Exclude the pictures and reproduce the remaining data exactly as written.

— Begin Data segment —

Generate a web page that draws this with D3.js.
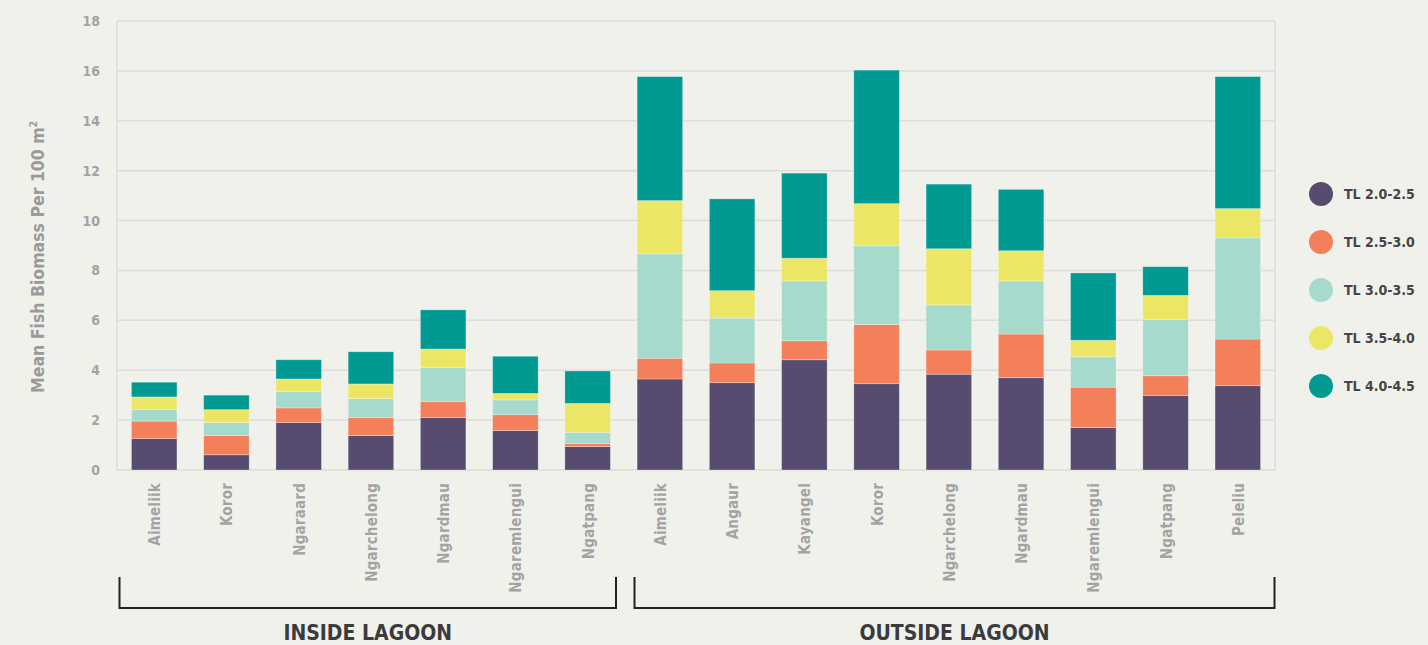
<!DOCTYPE html>
<html>
<head>
<meta charset="utf-8">
<script src="https://cdn.jsdelivr.net/npm/d3@7"></script>
<style>
  body { margin: 0; background: #f1f1ec; }
  svg { display: block; }
  text { font-family: "Liberation Sans Narrow", "DejaVu Sans Condensed", "Roboto Condensed", sans-serif; font-weight: bold; }
</style>
</head>
<body>
<div id="chart"></div>
<script>
// sites, in order, with their lagoon group
const sites = ["Aimeliik", "Koror", "Ngaraard", "Ngarchelong", "Ngardmau", "Ngaremlengui", "Ngatpang",
    "Aimeliik", "Angaur", "Kayangel", "Koror", "Ngarchelong", "Ngardmau", "Ngaremlengui", "Ngatpang", "Peleliu"];
const groups = ["INSIDE LAGOON", "INSIDE LAGOON", "INSIDE LAGOON", "INSIDE LAGOON", "INSIDE LAGOON", "INSIDE LAGOON", "INSIDE LAGOON",
    "OUTSIDE LAGOON", "OUTSIDE LAGOON", "OUTSIDE LAGOON", "OUTSIDE LAGOON", "OUTSIDE LAGOON", "OUTSIDE LAGOON", "OUTSIDE LAGOON", "OUTSIDE LAGOON", "OUTSIDE LAGOON"];

const levels = ["TL 2.0-2.5", "TL 2.5-3.0", "TL 3.0-3.5", "TL 3.5-4.0", "TL 4.0-4.5"];

// biomass per trophic level, one value per site
const tl20 = [1.26, 0.61, 1.90, 1.38, 2.10, 1.58, 0.94, 3.65, 3.50, 4.42, 3.46, 3.84, 3.70, 1.70, 2.99, 3.38];
const tl25 = [0.70, 0.77, 0.59, 0.72, 0.64, 0.64, 0.12, 0.83, 0.79, 0.76, 2.37, 0.97, 1.75, 1.62, 0.79, 1.87];
const tl30 = [0.46, 0.52, 0.65, 0.76, 1.36, 0.59, 0.45, 4.18, 1.80, 2.40, 3.16, 1.81, 2.13, 1.22, 2.25, 4.06];
const tl35 = [0.51, 0.52, 0.51, 0.59, 0.75, 0.26, 1.16, 2.14, 1.10, 0.91, 1.69, 2.25, 1.21, 0.66, 0.97, 1.17];
const tl40 = [0.59, 0.58, 0.77, 1.29, 1.57, 1.49, 1.30, 4.97, 3.68, 3.41, 5.35, 2.59, 2.46, 2.70, 1.15, 5.29];

const yTicks = [0, 2, 4, 6, 8, 10, 12, 14, 16, 18];
const colors = ["#574c70", "#f47f5b", "#a6dacc", "#ece667", "#009a93"];

const series = [tl20, tl25, tl30, tl35, tl40];
const rows = sites.map((s, i) => {
    let r = {id: i, site: s, group: groups[i]};
    levels.forEach((l, j) => r[l] = series[j][i]);
    return r;
});

const W = 1428, H = 645;
const plot = {left: 117, right: 1275, top: 21, bottom: 470};

const svg = d3.select("#chart").append("svg")
    .attr("width", W)
    .attr("height", H);

const x = d3.scaleBand()
    .domain(rows.map(d => d.id))
    .range([plot.left, plot.right])
    .paddingInner(0.37)
    .paddingOuter(0.2);

const y = d3.scaleLinear()
    .domain([0, 18])
    .range([plot.bottom, plot.top]);

// grid
svg.append("g")
    .selectAll("line")
    .data(yTicks)
    .enter()
    .append("line")
    .attr("x1", plot.left)
    .attr("x2", plot.right)
    .attr("y1", d => y(d))
    .attr("y2", d => y(d))
    .attr("stroke", "#dcdcd8")
    .attr("stroke-width", 1.5);

svg.append("line")
    .attr("x1", plot.left).attr("x2", plot.left)
    .attr("y1", plot.top).attr("y2", plot.bottom)
    .attr("stroke", "#dcdcd8").attr("stroke-width", 1.5);
svg.append("line")
    .attr("x1", plot.right).attr("x2", plot.right)
    .attr("y1", plot.top).attr("y2", plot.bottom)
    .attr("stroke", "#dcdcd8").attr("stroke-width", 1.5);

// y axis
let yAxis = svg.append("g")
    .attr("transform", "translate(" + (plot.left - 14) + ",0)")
    .call(d3.axisLeft(y).tickValues(yTicks).tickSize(0));
yAxis.select(".domain").remove();
yAxis.selectAll("text")
    .attr("fill", "#a3a3a3")
    .style("font-size", "14px")
    .style("font-family", "'Liberation Sans Narrow', 'DejaVu Sans Condensed', sans-serif")
    .style("font-weight", "bold");

let yTitle = svg.append("text")
    .attr("transform", "translate(44,257) rotate(-90)")
    .attr("text-anchor", "middle")
    .attr("fill", "#9a9a9a")
    .style("font-size", "17.5px");
yTitle.append("tspan").text("Mean Fish Biomass Per 100 m");
yTitle.append("tspan").attr("dy", -7).style("font-size", "10px").text("2");

// bars
const stacked = d3.stack().keys(levels)(rows);

svg.append("g")
    .selectAll("g")
    .data(stacked)
    .enter()
    .append("g")
    .attr("fill", (d, i) => colors[i])
    .selectAll("rect")
    .data(d => d)
    .enter()
    .append("rect")
    .attr("x", d => x(d.data.id))
    .attr("width", x.bandwidth())
    .attr("y", d => y(d[1]))
    .attr("height", d => y(d[0]) - y(d[1]))
    .attr("stroke", "rgba(255,255,255,0.35)")
    .attr("stroke-width", 0.8);

// x labels
svg.append("g")
    .selectAll("text")
    .data(rows)
    .enter()
    .append("text")
    .attr("transform", d => "translate(" + (x(d.id) + x.bandwidth() / 2 + 6) + ",483) rotate(-90)")
    .attr("text-anchor", "end")
    .attr("fill", "#a3a3a3")
    .style("font-size", "15px")
    .style("letter-spacing", "0.2px")
    .text(d => d.site);

// group brackets
const groupNames = Array.from(new Set(groups));
const brackets = [
    {name: groupNames[0], x0: 119.5, x1: 616},
    {name: groupNames[1], x0: 634.5, x1: 1274.5}
];
brackets.forEach(b => {
    svg.append("path")
        .attr("d", `M${b.x0},577V608H${b.x1}V577`)
        .attr("fill", "none")
        .attr("stroke", "#222")
        .attr("stroke-width", 2);
    svg.append("text")
        .attr("x", (b.x0 + b.x1) / 2)
        .attr("y", 640)
        .attr("text-anchor", "middle")
        .attr("fill", "#3b3b3b")
        .style("font-size", "21px")
        .text(b.name);
});

// legend
let legend = svg.append("g")
    .selectAll("g")
    .data(levels)
    .enter()
    .append("g")
    .attr("transform", (d, i) => "translate(1321," + (194 + i * 48) + ")");
legend.append("circle")
    .attr("r", 12)
    .attr("fill", (d, i) => colors[i]);
legend.append("text")
    .attr("x", 23)
    .attr("y", 5)
    .attr("fill", "#454545")
    .style("font-size", "14px")
    .text(d => d);
</script>
</body>
</html>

— End Data segment —

## Result
Generate a web page that draws this with D3.js.
<!DOCTYPE html>
<html>
<head>
<meta charset="utf-8">
<script src="https://cdn.jsdelivr.net/npm/d3@7"></script>
<style>
  body { margin: 0; background: #f1f1ec; }
  svg { display: block; }
  text { font-family: "Liberation Sans Narrow", "DejaVu Sans Condensed", "Roboto Condensed", sans-serif; font-weight: bold; }
</style>
</head>
<body>
<div id="chart"></div>
<script>
// sites, in order, with their lagoon group
const sites = ["Aimeliik", "Koror", "Ngaraard", "Ngarchelong", "Ngardmau", "Ngaremlengui", "Ngatpang",
    "Aimeliik", "Angaur", "Kayangel", "Koror", "Ngarchelong", "Ngardmau", "Ngaremlengui", "Ngatpang", "Peleliu"];
const groups = ["INSIDE LAGOON", "INSIDE LAGOON", "INSIDE LAGOON", "INSIDE LAGOON", "INSIDE LAGOON", "INSIDE LAGOON", "INSIDE LAGOON",
    "OUTSIDE LAGOON", "OUTSIDE LAGOON", "OUTSIDE LAGOON", "OUTSIDE LAGOON", "OUTSIDE LAGOON", "OUTSIDE LAGOON", "OUTSIDE LAGOON", "OUTSIDE LAGOON", "OUTSIDE LAGOON"];

const levels = ["TL 2.0-2.5", "TL 2.5-3.0", "TL 3.0-3.5", "TL 3.5-4.0", "TL 4.0-4.5"];

// biomass per trophic level, one value per site
const tl20 = [1.26, 0.61, 1.90, 1.38, 2.10, 1.58, 0.94, 3.65, 3.50, 4.42, 3.46, 3.84, 3.70, 1.70, 2.99, 3.38];
const tl25 = [0.70, 0.77, 0.59, 0.72, 0.64, 0.64, 0.12, 0.83, 0.79, 0.76, 2.37, 0.97, 1.75, 1.62, 0.79, 1.87];
const tl30 = [0.46, 0.52, 0.65, 0.76, 1.36, 0.59, 0.45, 4.18, 1.80, 2.40, 3.16, 1.81, 2.13, 1.22, 2.25, 4.06];
const tl35 = [0.51, 0.52, 0.51, 0.59, 0.75, 0.26, 1.16, 2.14, 1.10, 0.91, 1.69, 2.25, 1.21, 0.66, 0.97, 1.17];
const tl40 = [0.59, 0.58, 0.77, 1.29, 1.57, 1.49, 1.30, 4.97, 3.68, 3.41, 5.35, 2.59, 2.46, 2.70, 1.15, 5.29];

const yTicks = [0, 2, 4, 6, 8, 10, 12, 14, 16, 18];
const colors = ["#574c70", "#f47f5b", "#a6dacc", "#ece667", "#009a93"];

const series = [tl20, tl25, tl30, tl35, tl40];
const rows = sites.map((s, i) => {
    let r = {id: i, site: s, group: groups[i]};
    levels.forEach((l, j) => r[l] = series[j][i]);
    return r;
});

const W = 1428, H = 645;
const plot = {left: 117, right: 1275, top: 21, bottom: 470};

const svg = d3.select("#chart").append("svg")
    .attr("width", W)
    .attr("height", H);

const x = d3.scaleBand()
    .domain(rows.map(d => d.id))
    .range([plot.left, plot.right])
    .paddingInner(0.37)
    .paddingOuter(0.2);

const y = d3.scaleLinear()
    .domain([0, 18])
    .range([plot.bottom, plot.top]);

// grid
svg.append("g")
    .selectAll("line")
    .data(yTicks)
    .enter()
    .append("line")
    .attr("x1", plot.left)
    .attr("x2", plot.right)
    .attr("y1", d => y(d))
    .attr("y2", d => y(d))
    .attr("stroke", "#dcdcd8")
    .attr("stroke-width", 1.5);

svg.append("line")
    .attr("x1", plot.left).attr("x2", plot.left)
    .attr("y1", plot.top).attr("y2", plot.bottom)
    .attr("stroke", "#dcdcd8").attr("stroke-width", 1.5);
svg.append("line")
    .attr("x1", plot.right).attr("x2", plot.right)
    .attr("y1", plot.top).attr("y2", plot.bottom)
    .attr("stroke", "#dcdcd8").attr("stroke-width", 1.5);

// y axis
let yAxis = svg.append("g")
    .attr("transform", "translate(" + (plot.left - 14) + ",0)")
    .call(d3.axisLeft(y).tickValues(yTicks).tickSize(0));
yAxis.select(".domain").remove();
yAxis.selectAll("text")
    .attr("fill", "#a3a3a3")
    .style("font-size", "14px")
    .style("font-family", "'Liberation Sans Narrow', 'DejaVu Sans Condensed', sans-serif")
    .style("font-weight", "bold");

let yTitle = svg.append("text")
    .attr("transform", "translate(44,257) rotate(-90)")
    .attr("text-anchor", "middle")
    .attr("fill", "#9a9a9a")
    .style("font-size", "17.5px");
yTitle.append("tspan").text("Mean Fish Biomass Per 100 m");
yTitle.append("tspan").attr("dy", -7).style("font-size", "10px").text("2");

// bars
const stacked = d3.stack().keys(levels)(rows);

svg.append("g")
    .selectAll("g")
    .data(stacked)
    .enter()
    .append("g")
    .attr("fill", (d, i) => colors[i])
    .selectAll("rect")
    .data(d => d)
    .enter()
    .append("rect")
    .attr("x", d => x(d.data.id))
    .attr("width", x.bandwidth())
    .attr("y", d => y(d[1]))
    .attr("height", d => y(d[0]) - y(d[1]))
    .attr("stroke", "rgba(255,255,255,0.35)")
    .attr("stroke-width", 0.8);

// x labels
svg.append("g")
    .selectAll("text")
    .data(rows)
    .enter()
    .append("text")
    .attr("transform", d => "translate(" + (x(d.id) + x.bandwidth() / 2 + 6) + ",483) rotate(-90)")
    .attr("text-anchor", "end")
    .attr("fill", "#a3a3a3")
    .style("font-size", "15px")
    .style("letter-spacing", "0.2px")
    .text(d => d.site);

// group brackets
const groupNames = Array.from(new Set(groups));
const brackets = [
    {name: groupNames[0], x0: 119.5, x1: 616},
    {name: groupNames[1], x0: 634.5, x1: 1274.5}
];
brackets.forEach(b => {
    svg.append("path")
        .attr("d", `M${b.x0},577V608H${b.x1}V577`)
        .attr("fill", "none")
        .attr("stroke", "#222")
        .attr("stroke-width", 2);
    svg.append("text")
        .attr("x", (b.x0 + b.x1) / 2)
        .attr("y", 640)
        .attr("text-anchor", "middle")
        .attr("fill", "#3b3b3b")
        .style("font-size", "21px")
        .text(b.name);
});

// legend
let legend = svg.append("g")
    .selectAll("g")
    .data(levels)
    .enter()
    .append("g")
    .attr("transform", (d, i) => "translate(1321," + (194 + i * 48) + ")");
legend.append("circle")
    .attr("r", 12)
    .attr("fill", (d, i) => colors[i]);
legend.append("text")
    .attr("x", 23)
    .attr("y", 5)
    .attr("fill", "#454545")
    .style("font-size", "14px")
    .text(d => d);
</script>
</body>
</html>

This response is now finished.